Gratitude creates a positive feedback loop
The very act of saying thank you sets off a cycle of positivity. The person receiving your gratitude feels appreciated and motivated to continue to bring goodness into your life, and in turn, you reap the benefits of their strengthened esteem and motivation. Expressing gratitude often leads others to express their gratitude for you, and the cycle of appreciation keeps on spinning.
And of course, your gratitude must be sincere and heartfelt. Maya Angelou once said, “I’ve learned that people will forget what you said, people will forget what you did, but people will never forget how you made them feel.”
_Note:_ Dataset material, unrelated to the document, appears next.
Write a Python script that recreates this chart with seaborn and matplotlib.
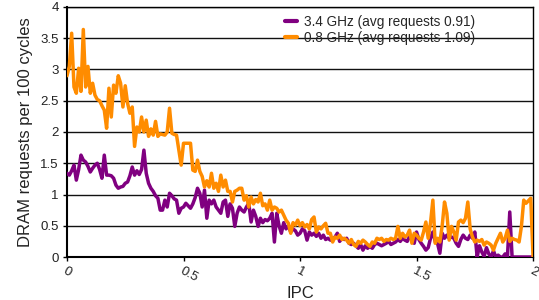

People will remember if you made them feel good or bad, and that will either open or close doors of opportunity for your future. If you are a person who exudes gratitude, people will remember your positive attitude and generosity. This may come back to you in positive ways, such as job recommendations, promotions or partnerships for exciting projects.
Gratitude can curb spending
When you remind yourself of all you do have, you’re less likely to view your life as lacking. You’ll be less likely to try to fill the void with materialistic purchases. Take a moment to express gratitude for your own life. Write down all of the ways your needs are met. Even if your life isn’t perfect (side note: nobody’s is), take note of all the beautiful, simple things you experience each day. Perhaps it’s waking up next to the person you love or hugging your best friend when you meet for your weekly brunch. Maybe it’s a faith community that has your back or parents that come through for you when you need them. Maybe it’s something really simple, like fresh strawberries on a summer morning or the feeling of the breeze when you walk to work.
So, even when you are in the midst of a tough financial moment, remember that there is action you can take, and that action can be as simple as a deep breath and finding what you are thankful for.